The last few years have seen some of the larger players within the shipping market turning to the capital markets in order to meet their funding requirements. Many of these transactions have involved the US and Norwegian capital markets, with the Norwegian bond market being seen as particularly favourable for shipping assets. The London markets are also actively looking to attract their first shipping listings since 2006/2007.
Export credit agencies (ECAs) have been common participants in the ship finance industry in recent years, either via direct lending through bilateral transactions or co-financings, or through guarantees and insurance policies.

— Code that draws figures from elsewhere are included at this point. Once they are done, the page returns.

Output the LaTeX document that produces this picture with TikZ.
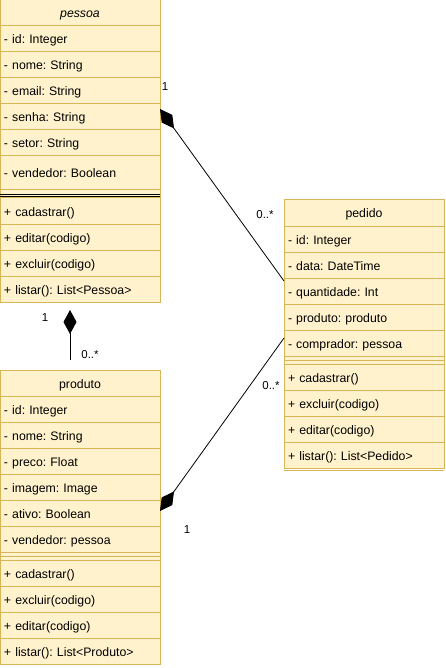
\documentclass[tikz,border=0pt]{standalone}
\usepackage{fontspec}
\setmainfont{Liberation Sans}
\usepackage{xcolor}
\usetikzlibrary{arrows.meta,positioning}
\definecolor{umlfill}{HTML}{FFF2CC}
\definecolor{umlline}{HTML}{D6B656}
\frenchspacing

\begin{document}
\begin{tikzpicture}[x=1pt, y=-1pt, font=\fontsize{12.3}{14}\selectfont,
      row/.style={draw=umlline, fill=umlfill, line width=1pt, inner xsep=4pt,
                  inner ysep=0pt, outer sep=0pt, text width=152pt,
                  text height=11.5pt, text depth=1.5pt,
                  minimum height=26pt, align=left},
      head/.style={row, align=center},
      sepbar/.style={row, minimum height=8pt},
      comp/.style={{Diamond[length=24pt, width=13pt]}-, line width=0.8pt},
      lbl/.style={inner sep=0pt, font=\fontsize{11.5}{13}\selectfont}
    ]
    \useasboundingbox (0,0) rectangle (445,668);

    % pessoa
    \node[head, anchor=north west] (pessoa) at (0,0) {\textit{pessoa}};
    \node[row, below=0pt of pessoa] (pessoa-id) {- id: Integer};
    \node[row, below=0pt of pessoa-id] (pessoa-nome) {- nome: String};
    \node[row, below=0pt of pessoa-nome] (pessoa-email) {- email: String};
    \node[row, below=0pt of pessoa-email] (pessoa-senha) {- senha: String};
    \node[row, below=0pt of pessoa-senha] (pessoa-setor) {- setor: String};
    \node[row, minimum height=34pt, below=0pt of pessoa-setor] (pessoa-vendedor) {- vendedor: Boolean};
    \node[sepbar, text height=0pt, text depth=0pt, below=0pt of pessoa-vendedor] (pessoa-sep) {};
    \node[row, below=0pt of pessoa-sep] (pessoa-cadastrar) {+ cadastrar()};
    \node[row, below=0pt of pessoa-cadastrar] (pessoa-editar) {+ editar(codigo)};
    \node[row, below=0pt of pessoa-editar] (pessoa-excluir) {+ excluir(codigo)};
    \node[row, below=0pt of pessoa-excluir] (pessoa-listar) {+ listar(): List<Pessoa>};
    \draw[black, line width=0.9pt] ([yshift=-0.2pt]pessoa-sep.west) -- ([yshift=-0.2pt]pessoa-sep.east);
    \draw[black, line width=0.9pt] ([yshift=-2.4pt]pessoa-sep.west) -- ([yshift=-2.4pt]pessoa-sep.east);

    % produto
    \node[head, anchor=north west] (produto) at (0,370) {produto};
    \node[row, below=0pt of produto] (produto-id) {- id: Integer};
    \node[row, below=0pt of produto-id] (produto-nome) {- nome: String};
    \node[row, below=0pt of produto-nome] (produto-preco) {- preco: Float};
    \node[row, below=0pt of produto-preco] (produto-imagem) {- imagem: Image};
    \node[row, below=0pt of produto-imagem] (produto-ativo) {- ativo: Boolean};
    \node[row, below=0pt of produto-ativo] (produto-vendedor) {- vendedor: pessoa};
    \node[sepbar, text height=0pt, text depth=0pt, below=0pt of produto-vendedor] (produto-sep) {};
    \draw[umlline, line width=1pt] (produto-sep.west) -- (produto-sep.east);
    \node[row, below=0pt of produto-sep] (produto-cadastrar) {+ cadastrar()};
    \node[row, below=0pt of produto-cadastrar] (produto-excluir) {+ excluir(codigo)};
    \node[row, below=0pt of produto-excluir] (produto-editar) {+ editar(codigo)};
    \node[row, below=0pt of produto-editar] (produto-listar) {+ listar(): List<Produto>};

    % pedido
    \node[head, anchor=north west] (pedido) at (284,200) {pedido};
    \node[row, below=0pt of pedido] (pedido-id) {- id: Integer};
    \node[row, below=0pt of pedido-id] (pedido-data) {- data: DateTime};
    \node[row, below=0pt of pedido-data] (pedido-quantidade) {- quantidade: Int};
    \node[row, below=0pt of pedido-quantidade] (pedido-produto) {- produto: produto};
    \node[row, below=0pt of pedido-produto] (pedido-comprador) {- comprador: pessoa};
    \node[sepbar, text height=0pt, text depth=0pt, below=0pt of pedido-comprador] (pedido-sep) {};
    \draw[umlline, line width=1pt] (pedido-sep.west) -- (pedido-sep.east);
    \node[row, below=0pt of pedido-sep] (pedido-cadastrar) {+ cadastrar()};
    \node[row, below=0pt of pedido-cadastrar] (pedido-excluir) {+ excluir(codigo)};
    \node[row, below=0pt of pedido-excluir] (pedido-editar) {+ editar(codigo)};
    \node[row, below=0pt of pedido-editar] (pedido-listar) {+ listar(): List<Pedido>};
    \draw[umlline, line width=1pt] ([yshift=-2pt]pedido-listar.south west) -- ([yshift=-2pt]pedido-listar.south east);

    % composicoes
    \draw[comp] ([yshift=8pt]pessoa-senha.east) -- ([yshift=10pt]pedido-quantidade.west)
      node[lbl, pos=0, xshift=5pt, yshift=22pt] {1}
      node[lbl, pos=1, xshift=-19pt, yshift=66pt] {0..*};
    \draw[comp] ([yshift=2pt]produto-ativo.east) -- ([yshift=5pt]pedido-comprador.west)
      node[lbl, pos=0, xshift=27pt, yshift=-19pt] {1}
      node[lbl, pos=1, xshift=-13pt, yshift=-48pt] {0..*};
    \draw[comp, shorten <=8pt, shorten >=10pt]
      ([xshift=-10pt]pessoa-listar.south) -- ([xshift=-10pt]produto.north)
      node[lbl, pos=0, xshift=-25pt, yshift=-16pt] {1}
      node[lbl, pos=1, xshift=20pt, yshift=15pt] {0..*};
  \end{tikzpicture}
\end{document}
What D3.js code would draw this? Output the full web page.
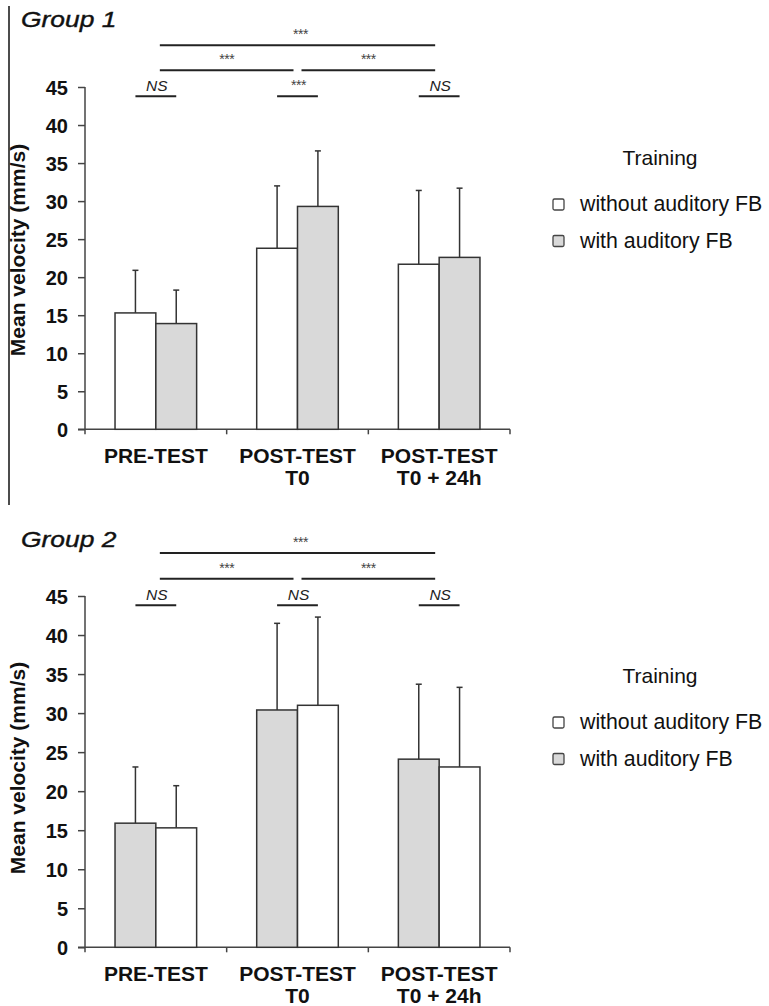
<!DOCTYPE html>
<html><head><meta charset="utf-8">
<script src="https://cdn.jsdelivr.net/npm/d3@7/dist/d3.min.js"></script>
<style>
html,body{margin:0;padding:0;background:#fff;}
svg{display:block;font-family:"Liberation Sans",Arial,sans-serif;}
</style></head>
<body>
<svg id="chart" width="769" height="1006"></svg>
<script>
// ---- data ----
const categories = [["PRE-TEST"], ["POST-TEST", "T0"], ["POST-TEST", "T0 + 24h"]];
const yTicks = [0, 5, 10, 15, 20, 25, 30, 35, 40, 45];
const seriesNames = ["without auditory FB", "with auditory FB"];

// Group 1 (white = without, gray = with); bar order: without, with
const g1Without = [15.3, 23.8, 21.7];
const g1WithoutSD = [5.6, 8.2, 9.7];
const g1With = [13.9, 29.3, 22.6];
const g1WithSD = [4.4, 7.3, 9.1];
const g1PairSig = ["NS", "***", "NS"];
const g1MidSig = ["***", "***"];
const g1TopSig = "***";

// Group 2; bar order: with (gray), without (white)
const g2With = [15.9, 30.4, 24.1];
const g2WithSD = [7.2, 11.1, 9.6];
const g2Without = [15.3, 31.0, 23.1];
const g2WithoutSD = [5.4, 11.3, 10.2];
const g2PairSig = ["NS", "NS", "NS"];
const g2MidSig = ["***", "***"];
const g2TopSig = "***";

// significance bracket levels (in data units)
const sigLevels = {pair: 43.8, mid: 47.2, top: 50.5};

const colors = {"without auditory FB": "#ffffff", "with auditory FB": "#d9d9d9"};
const stroke = "#333";
const textColor = "#111";

const svg = d3.select("#chart");

// left border line
svg.append("line").attr("x1", 9).attr("x2", 9).attr("y1", 6).attr("y2", 505)
  .attr("stroke", "#111").attr("stroke-width", 1.5);

function drawPanel(opt) {
  const g = svg.append("g");
  const x = d3.scaleBand().domain(d3.range(categories.length)).range([85, 510]).padding(0);
  const y = d3.scaleLinear().domain([0, 45]).range([opt.y0, opt.y45]);
  const bw = x.bandwidth() * 0.288;

  // title
  g.append("text").attr("transform", `translate(21,${opt.titleY}) scale(1.2,1)`).text(opt.title)
    .attr("font-size", 22).attr("font-style", "italic").attr("fill", textColor)
    .attr("stroke", textColor).attr("stroke-width", 0.4);

  // y axis
  const ya = g.append("g").attr("transform", "translate(85,0)")
    .call(d3.axisLeft(y).tickValues(yTicks).tickSize(7).tickPadding(10));
  ya.select(".domain").attr("stroke", "#444").attr("stroke-width", 1.5)
    .attr("d", `M0,${y(45)}V${y(0)}`);
  ya.selectAll(".tick line").attr("stroke", "#444").attr("stroke-width", 1.5);
  ya.selectAll(".tick text").attr("font-size", 20).attr("font-weight", "bold")
    .attr("fill", textColor).attr("font-family", "Liberation Sans, Arial, sans-serif").attr("dy", "0.36em");

  // y title
  g.append("text").attr("transform", `translate(25,${opt.yTitleC}) rotate(-90)`)
    .attr("text-anchor", "middle").attr("font-size", 21).attr("font-weight", "bold")
    .attr("fill", textColor).text("Mean velocity (mm/s)");

  // x axis
  g.append("line").attr("x1", 78).attr("x2", 510).attr("y1", y(0)).attr("y2", y(0))
    .attr("stroke", "#444").attr("stroke-width", 1.5);
  const bounds = d3.range(categories.length + 1).map(i => i < categories.length ? x(i) : x(i - 1) + x.bandwidth());
  g.selectAll(".xt").data(bounds).join("line")
    .attr("x1", d => d).attr("x2", d => d).attr("y1", y(0)).attr("y2", y(0) + 5)
    .attr("stroke", "#444").attr("stroke-width", 1.5);

  // x labels
  categories.forEach((lines, i) => {
    const t = g.append("text").attr("text-anchor", "middle").attr("font-size", 21)
      .attr("font-weight", "bold").attr("fill", textColor);
    lines.forEach((l, j) => {
      t.append("tspan").attr("x", x(i) + x.bandwidth() / 2).attr("y", y(0) + 33.5 + j * 22.5).text(l);
    });
  });

  // bars
  const series = opt.series;
  series.forEach((s, si) => {
    s.values.forEach((v, i) => {
      const cx = x(i) + x.bandwidth() / 2;
      const bx = cx - bw + si * bw;
      const top = s.values[i] + s.sd[i];
      const mx = bx + bw / 2;
      g.append("line").attr("x1", mx).attr("x2", mx).attr("y1", y(v)).attr("y2", y(top))
        .attr("stroke", stroke).attr("stroke-width", 1.5);
      g.append("line").attr("x1", mx - 3).attr("x2", mx + 3).attr("y1", y(top)).attr("y2", y(top))
        .attr("stroke", stroke).attr("stroke-width", 1.5);
      g.append("rect").attr("x", bx).attr("y", y(v)).attr("width", bw).attr("height", y(0) - y(v))
        .attr("fill", colors[s.name]).attr("stroke", stroke).attr("stroke-width", 1.5);
    });
  });

  // significance
  const cc = i => x(i) + x.bandwidth() / 2;
  const sigLine = (x1, x2, yy) => g.append("line").attr("x1", x1).attr("x2", x2)
    .attr("y1", yy).attr("y2", yy).attr("stroke", "#222").attr("stroke-width", 2);
  const sigText = (label, xc, yy) => {
    if (label === "NS") {
      g.append("text").attr("x", xc).attr("y", yy - 5).attr("text-anchor", "middle")
        .attr("font-size", 15.5).attr("font-style", "italic").attr("fill", "#222").text(label);
    } else {
      g.append("text").attr("x", xc).attr("y", yy - 6).attr("text-anchor", "middle")
        .attr("font-size", 14).attr("fill", "#444").attr("letter-spacing", -0.5).text(label);
    }
  };
  opt.pairSig.forEach((lab, i) => {
    const x1 = cc(i) - bw / 2, x2 = cc(i) + bw / 2, yy = y(sigLevels.pair);
    sigLine(x1, x2, yy);
    sigText(lab, cc(i) + 1, yy);
  });
  opt.midSig.forEach((lab, i) => {
    const x1 = cc(i) + 4, x2 = cc(i + 1) - 4, yy = y(sigLevels.mid);
    sigLine(x1, x2, yy);
    sigText(lab, (x1 + x2) / 2, yy);
  });
  {
    const x1 = cc(0) + 4, x2 = cc(2) - 4, yy = y(sigLevels.top);
    sigLine(x1, x2, yy);
    sigText(opt.topSig, (x1 + x2) / 2 + 3, yy);
  }

  // legend
  const lg = g.append("g");
  lg.append("text").attr("x", 660).attr("y", opt.legY).attr("text-anchor", "middle")
    .attr("font-size", 21).attr("fill", textColor).text("Training");
  seriesNames.forEach((n, i) => {
    const by = opt.legY + 46 + i * 36.5;
    lg.append("rect").attr("x", 553).attr("y", by - 12).attr("width", 11).attr("height", 11)
      .attr("rx", 1.5).attr("fill", colors[n]).attr("stroke", "#444").attr("stroke-width", 1.3);
    lg.append("text").attr("x", 580).attr("y", by).attr("font-size", 21.3)
      .attr("fill", textColor).text(n);
  });
}

drawPanel({
  title: "Group 1", titleY: 27, y0: 429.3, y45: 87, yTitleC: 250, legY: 165,
  series: [
    {name: "without auditory FB", values: g1Without, sd: g1WithoutSD},
    {name: "with auditory FB", values: g1With, sd: g1WithSD}
  ],
  pairSig: g1PairSig, midSig: g1MidSig, topSig: g1TopSig
});

drawPanel({
  title: "Group 2", titleY: 547, y0: 947.3, y45: 596, yTitleC: 768, legY: 683,
  series: [
    {name: "with auditory FB", values: g2With, sd: g2WithSD},
    {name: "without auditory FB", values: g2Without, sd: g2WithoutSD}
  ],
  pairSig: g2PairSig, midSig: g2MidSig, topSig: g2TopSig
});
</script>
</body></html>
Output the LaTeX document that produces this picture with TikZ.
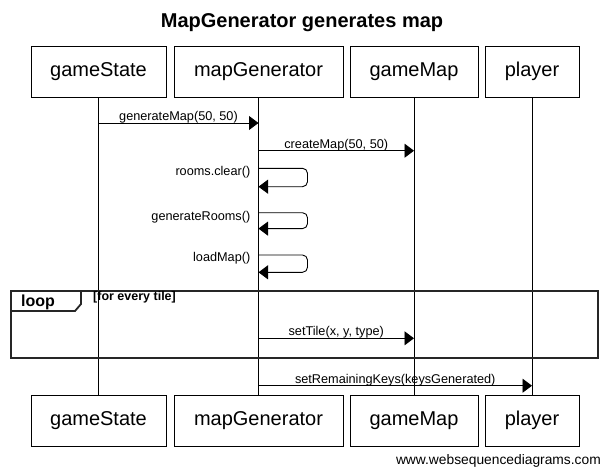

Chinese banks and leasing companies are becoming increasingly active within the shipping industry. This activity is likely to increase as a result of China’s Belt & Road Initiative, through which China is seeking to create a modern-day silk road, aimed at supporting the Chinese shipbuilding industry.
Private equity entered the shipping industry following the global financial crisis and has prompted a great deal of discussion around its long term role in shipping. Many private equity funds initially entered into joint ventures with shipowners. Recently, however, we have seen that a number of these funds are more interested in buying loans from traditional banks, at a large discounts, in order to see immediate profits.
Along with these more traditional private equity players, a number of new alternative financing outfits have recently entered the market. These new entrants are targeting small / medium-sized shipowners and are directly lending to these companies through primary or, more typically, mezzanine financing. Alternative finance tends to come with a higher price tag, so it is often not as attractive to shipowners as traditional bank debt. However, alternative capital providers may be long-term players within the shipping industry particularly if traditional commercial lenders are not be able to re-enter the industry in the medium term due to the increasingly stringent regulatory environment. Alternative structured capital providers are typically interested in creative investment structures which will often involve leasing structures and preferred equity as well as more traditional debt structures.
As we approach 2018, we can expect to see further developments in the ship finance market. As asset values gradually rise, banking regulation becomes ever more stringent and new participants enter the market every sub-sector of the ship finance market, across banks, funds and individual investors, will continue to feel the impact of these changes, and no doubt be encouraged to evolve further.